#### INFORMATION SHOWN:
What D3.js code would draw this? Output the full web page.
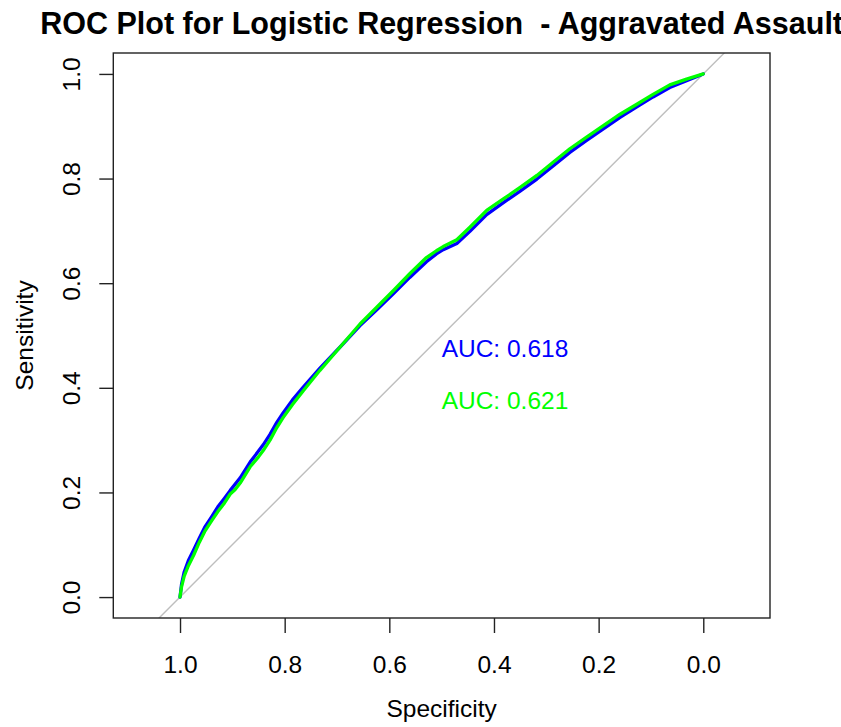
<!DOCTYPE html>
<html>
<head>
<meta charset="utf-8">
<script src="https://cdn.jsdelivr.net/npm/d3@7"></script>
<style>
  html, body { margin: 0; padding: 0; background: #fff; }
  svg { display: block; }
  text { font-family: "Liberation Sans", Arial, sans-serif; fill: #000; }
</style>
</head>
<body>
<svg id="chart" width="841" height="727"></svg>
<script>
// ROC curves: [specificity, sensitivity]
const rocBlue = [
  [1.000, 0.000], [0.997, 0.025], [0.992, 0.048], [0.984, 0.070], [0.974, 0.090],
  [0.963, 0.113], [0.953, 0.133], [0.940, 0.153], [0.928, 0.172], [0.915, 0.189],
  [0.904, 0.204], [0.885, 0.228], [0.866, 0.258], [0.850, 0.279], [0.841, 0.291],
  [0.828, 0.311], [0.815, 0.334], [0.803, 0.352], [0.785, 0.377], [0.764, 0.402],
  [0.733, 0.437], [0.694, 0.478], [0.656, 0.519], [0.624, 0.549], [0.592, 0.580],
  [0.561, 0.611], [0.529, 0.641], [0.510, 0.656], [0.497, 0.664], [0.471, 0.676],
  [0.446, 0.699], [0.414, 0.731], [0.382, 0.754], [0.350, 0.776], [0.318, 0.799],
  [0.287, 0.824], [0.255, 0.850], [0.223, 0.873], [0.191, 0.895], [0.159, 0.917],
  [0.127, 0.937], [0.096, 0.956], [0.064, 0.974], [0.032, 0.987], [0.000, 1.000]
];
const rocGreen = [
  [1.000, 0.000], [0.997, 0.020], [0.992, 0.040], [0.984, 0.060], [0.974, 0.080],
  [0.963, 0.105], [0.953, 0.125], [0.940, 0.145], [0.928, 0.163], [0.915, 0.180],
  [0.904, 0.197], [0.895, 0.205], [0.885, 0.218], [0.866, 0.249], [0.850, 0.268],
  [0.841, 0.280], [0.828, 0.300], [0.815, 0.324], [0.803, 0.343], [0.785, 0.368],
  [0.764, 0.395], [0.733, 0.433], [0.694, 0.478], [0.656, 0.522], [0.624, 0.554],
  [0.592, 0.586], [0.561, 0.618], [0.529, 0.649], [0.510, 0.662], [0.497, 0.670],
  [0.471, 0.683], [0.446, 0.707], [0.414, 0.739], [0.382, 0.761], [0.350, 0.783],
  [0.318, 0.806], [0.287, 0.831], [0.255, 0.857], [0.223, 0.879], [0.191, 0.901],
  [0.159, 0.923], [0.127, 0.942], [0.096, 0.961], [0.064, 0.979], [0.032, 0.990],
  [0.000, 1.000]
];
const aucLabels = ["AUC: 0.618", "AUC: 0.621"];
const aucPositions = [[0.5, 0.5], [0.5, 0.4]];
const seriesColors = ["#0000ff", "#00ff00"];
const xTicks = [1.0, 0.8, 0.6, 0.4, 0.2, 0.0];
const yTicks = [0.0, 0.2, 0.4, 0.6, 0.8, 1.0];
const titleText = "ROC Plot for Logistic Regression  - Aggravated Assault";
const xTitle = "Specificity";
const yTitle = "Sensitivity";

const svg = d3.select("#chart");
const box = { left: 113.3, right: 770, top: 53, bottom: 618 };

const x = d3.scaleLinear().domain([1.1275, -0.1275]).range([box.left, box.right]);
const y = d3.scaleLinear().domain([-0.04, 1.04]).range([box.bottom, box.top]);

svg.append("defs").append("clipPath").attr("id", "plotClip")
  .append("rect")
  .attr("x", box.left).attr("y", box.top)
  .attr("width", box.right - box.left).attr("height", box.bottom - box.top);

const plot = svg.append("g").attr("clip-path", "url(#plotClip)");

// chance diagonal
plot.append("line")
  .attr("x1", x(1.2)).attr("y1", y(-0.2))
  .attr("x2", x(-0.2)).attr("y2", y(1.2))
  .attr("stroke", "#bebebe").attr("stroke-width", 1.4);

const line = d3.line().x(d => x(d[0])).y(d => y(d[1]));
[rocBlue, rocGreen].forEach((data, i) => {
  plot.append("path")
    .datum(data)
    .attr("d", line)
    .attr("fill", "none")
    .attr("stroke", seriesColors[i])
    .attr("stroke-width", 3.3)
    .attr("stroke-linejoin", "round")
    .attr("stroke-linecap", "round");
});

// AUC labels
aucLabels.forEach((t, i) => {
  svg.append("text")
    .attr("x", x(aucPositions[i][0]))
    .attr("y", y(aucPositions[i][1]) + 21.5)
    .attr("font-size", 24.5)
    .style("fill", seriesColors[i])
    .text(t);
});

// plot frame
svg.append("rect")
  .attr("x", box.left).attr("y", box.top)
  .attr("width", box.right - box.left).attr("height", box.bottom - box.top)
  .attr("fill", "none").attr("stroke", "#222").attr("stroke-width", 1.4);

// x axis
const xAxis = svg.append("g")
  .attr("transform", `translate(0,${box.bottom})`)
  .call(d3.axisBottom(x).tickValues(xTicks).tickFormat(d3.format(".1f")).tickSize(15).tickPadding(0));
xAxis.select(".domain").remove();
xAxis.selectAll(".tick line").attr("stroke", "#222").attr("stroke-width", 1.4);
xAxis.selectAll(".tick text")
  .attr("y", 54.5).attr("dy", null)
  .attr("font-size", 24.5)
  .attr("font-family", "Liberation Sans, Arial, sans-serif")
  .style("fill", "#000");

// y axis
const yAxis = svg.append("g")
  .attr("transform", `translate(${box.left},0)`)
  .call(d3.axisLeft(y).tickValues(yTicks).tickFormat(d3.format(".1f")).tickSize(14).tickPadding(0));
yAxis.select(".domain").remove();
yAxis.selectAll(".tick line").attr("stroke", "#222").attr("stroke-width", 1.4);
yAxis.selectAll(".tick text")
  .attr("x", null).attr("dy", null)
  .attr("text-anchor", "middle")
  .attr("transform", "translate(-33,0) rotate(-90)")
  .attr("font-size", 24.5)
  .attr("font-family", "Liberation Sans, Arial, sans-serif")
  .style("fill", "#000");

// titles
const cx = (box.left + box.right) / 2;
const cy = (box.top + box.bottom) / 2;
svg.append("text")
  .attr("x", cx).attr("y", 34)
  .attr("text-anchor", "middle")
  .attr("font-size", 30.5).attr("font-weight", "bold")
  .style("white-space", "pre")
  .text(titleText);
svg.append("text")
  .attr("x", cx).attr("y", 716.5)
  .attr("text-anchor", "middle")
  .attr("font-size", 24.5)
  .text(xTitle);
svg.append("text")
  .attr("transform", `translate(33.3,${cy}) rotate(-90)`)
  .attr("text-anchor", "middle")
  .attr("font-size", 24.5)
  .text(yTitle);
</script>
</body>
</html>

#### EXERCISE:
Take the listing above and print it exactly, apart from the pictures.

#### FULL RESPONSE:
What D3.js code would draw this? Output the full web page.
<!DOCTYPE html>
<html>
<head>
<meta charset="utf-8">
<script src="https://cdn.jsdelivr.net/npm/d3@7"></script>
<style>
  html, body { margin: 0; padding: 0; background: #fff; }
  svg { display: block; }
  text { font-family: "Liberation Sans", Arial, sans-serif; fill: #000; }
</style>
</head>
<body>
<svg id="chart" width="841" height="727"></svg>
<script>
// ROC curves: [specificity, sensitivity]
const rocBlue = [
  [1.000, 0.000], [0.997, 0.025], [0.992, 0.048], [0.984, 0.070], [0.974, 0.090],
  [0.963, 0.113], [0.953, 0.133], [0.940, 0.153], [0.928, 0.172], [0.915, 0.189],
  [0.904, 0.204], [0.885, 0.228], [0.866, 0.258], [0.850, 0.279], [0.841, 0.291],
  [0.828, 0.311], [0.815, 0.334], [0.803, 0.352], [0.785, 0.377], [0.764, 0.402],
  [0.733, 0.437], [0.694, 0.478], [0.656, 0.519], [0.624, 0.549], [0.592, 0.580],
  [0.561, 0.611], [0.529, 0.641], [0.510, 0.656], [0.497, 0.664], [0.471, 0.676],
  [0.446, 0.699], [0.414, 0.731], [0.382, 0.754], [0.350, 0.776], [0.318, 0.799],
  [0.287, 0.824], [0.255, 0.850], [0.223, 0.873], [0.191, 0.895], [0.159, 0.917],
  [0.127, 0.937], [0.096, 0.956], [0.064, 0.974], [0.032, 0.987], [0.000, 1.000]
];
const rocGreen = [
  [1.000, 0.000], [0.997, 0.020], [0.992, 0.040], [0.984, 0.060], [0.974, 0.080],
  [0.963, 0.105], [0.953, 0.125], [0.940, 0.145], [0.928, 0.163], [0.915, 0.180],
  [0.904, 0.197], [0.895, 0.205], [0.885, 0.218], [0.866, 0.249], [0.850, 0.268],
  [0.841, 0.280], [0.828, 0.300], [0.815, 0.324], [0.803, 0.343], [0.785, 0.368],
  [0.764, 0.395], [0.733, 0.433], [0.694, 0.478], [0.656, 0.522], [0.624, 0.554],
  [0.592, 0.586], [0.561, 0.618], [0.529, 0.649], [0.510, 0.662], [0.497, 0.670],
  [0.471, 0.683], [0.446, 0.707], [0.414, 0.739], [0.382, 0.761], [0.350, 0.783],
  [0.318, 0.806], [0.287, 0.831], [0.255, 0.857], [0.223, 0.879], [0.191, 0.901],
  [0.159, 0.923], [0.127, 0.942], [0.096, 0.961], [0.064, 0.979], [0.032, 0.990],
  [0.000, 1.000]
];
const aucLabels = ["AUC: 0.618", "AUC: 0.621"];
const aucPositions = [[0.5, 0.5], [0.5, 0.4]];
const seriesColors = ["#0000ff", "#00ff00"];
const xTicks = [1.0, 0.8, 0.6, 0.4, 0.2, 0.0];
const yTicks = [0.0, 0.2, 0.4, 0.6, 0.8, 1.0];
const titleText = "ROC Plot for Logistic Regression  - Aggravated Assault";
const xTitle = "Specificity";
const yTitle = "Sensitivity";

const svg = d3.select("#chart");
const box = { left: 113.3, right: 770, top: 53, bottom: 618 };

const x = d3.scaleLinear().domain([1.1275, -0.1275]).range([box.left, box.right]);
const y = d3.scaleLinear().domain([-0.04, 1.04]).range([box.bottom, box.top]);

svg.append("defs").append("clipPath").attr("id", "plotClip")
  .append("rect")
  .attr("x", box.left).attr("y", box.top)
  .attr("width", box.right - box.left).attr("height", box.bottom - box.top);

const plot = svg.append("g").attr("clip-path", "url(#plotClip)");

// chance diagonal
plot.append("line")
  .attr("x1", x(1.2)).attr("y1", y(-0.2))
  .attr("x2", x(-0.2)).attr("y2", y(1.2))
  .attr("stroke", "#bebebe").attr("stroke-width", 1.4);

const line = d3.line().x(d => x(d[0])).y(d => y(d[1]));
[rocBlue, rocGreen].forEach((data, i) => {
  plot.append("path")
    .datum(data)
    .attr("d", line)
    .attr("fill", "none")
    .attr("stroke", seriesColors[i])
    .attr("stroke-width", 3.3)
    .attr("stroke-linejoin", "round")
    .attr("stroke-linecap", "round");
});

// AUC labels
aucLabels.forEach((t, i) => {
  svg.append("text")
    .attr("x", x(aucPositions[i][0]))
    .attr("y", y(aucPositions[i][1]) + 21.5)
    .attr("font-size", 24.5)
    .style("fill", seriesColors[i])
    .text(t);
});

// plot frame
svg.append("rect")
  .attr("x", box.left).attr("y", box.top)
  .attr("width", box.right - box.left).attr("height", box.bottom - box.top)
  .attr("fill", "none").attr("stroke", "#222").attr("stroke-width", 1.4);

// x axis
const xAxis = svg.append("g")
  .attr("transform", `translate(0,${box.bottom})`)
  .call(d3.axisBottom(x).tickValues(xTicks).tickFormat(d3.format(".1f")).tickSize(15).tickPadding(0));
xAxis.select(".domain").remove();
xAxis.selectAll(".tick line").attr("stroke", "#222").attr("stroke-width", 1.4);
xAxis.selectAll(".tick text")
  .attr("y", 54.5).attr("dy", null)
  .attr("font-size", 24.5)
  .attr("font-family", "Liberation Sans, Arial, sans-serif")
  .style("fill", "#000");

// y axis
const yAxis = svg.append("g")
  .attr("transform", `translate(${box.left},0)`)
  .call(d3.axisLeft(y).tickValues(yTicks).tickFormat(d3.format(".1f")).tickSize(14).tickPadding(0));
yAxis.select(".domain").remove();
yAxis.selectAll(".tick line").attr("stroke", "#222").attr("stroke-width", 1.4);
yAxis.selectAll(".tick text")
  .attr("x", null).attr("dy", null)
  .attr("text-anchor", "middle")
  .attr("transform", "translate(-33,0) rotate(-90)")
  .attr("font-size", 24.5)
  .attr("font-family", "Liberation Sans, Arial, sans-serif")
  .style("fill", "#000");

// titles
const cx = (box.left + box.right) / 2;
const cy = (box.top + box.bottom) / 2;
svg.append("text")
  .attr("x", cx).attr("y", 34)
  .attr("text-anchor", "middle")
  .attr("font-size", 30.5).attr("font-weight", "bold")
  .style("white-space", "pre")
  .text(titleText);
svg.append("text")
  .attr("x", cx).attr("y", 716.5)
  .attr("text-anchor", "middle")
  .attr("font-size", 24.5)
  .text(xTitle);
svg.append("text")
  .attr("transform", `translate(33.3,${cy}) rotate(-90)`)
  .attr("text-anchor", "middle")
  .attr("font-size", 24.5)
  .text(yTitle);
</script>
</body>
</html>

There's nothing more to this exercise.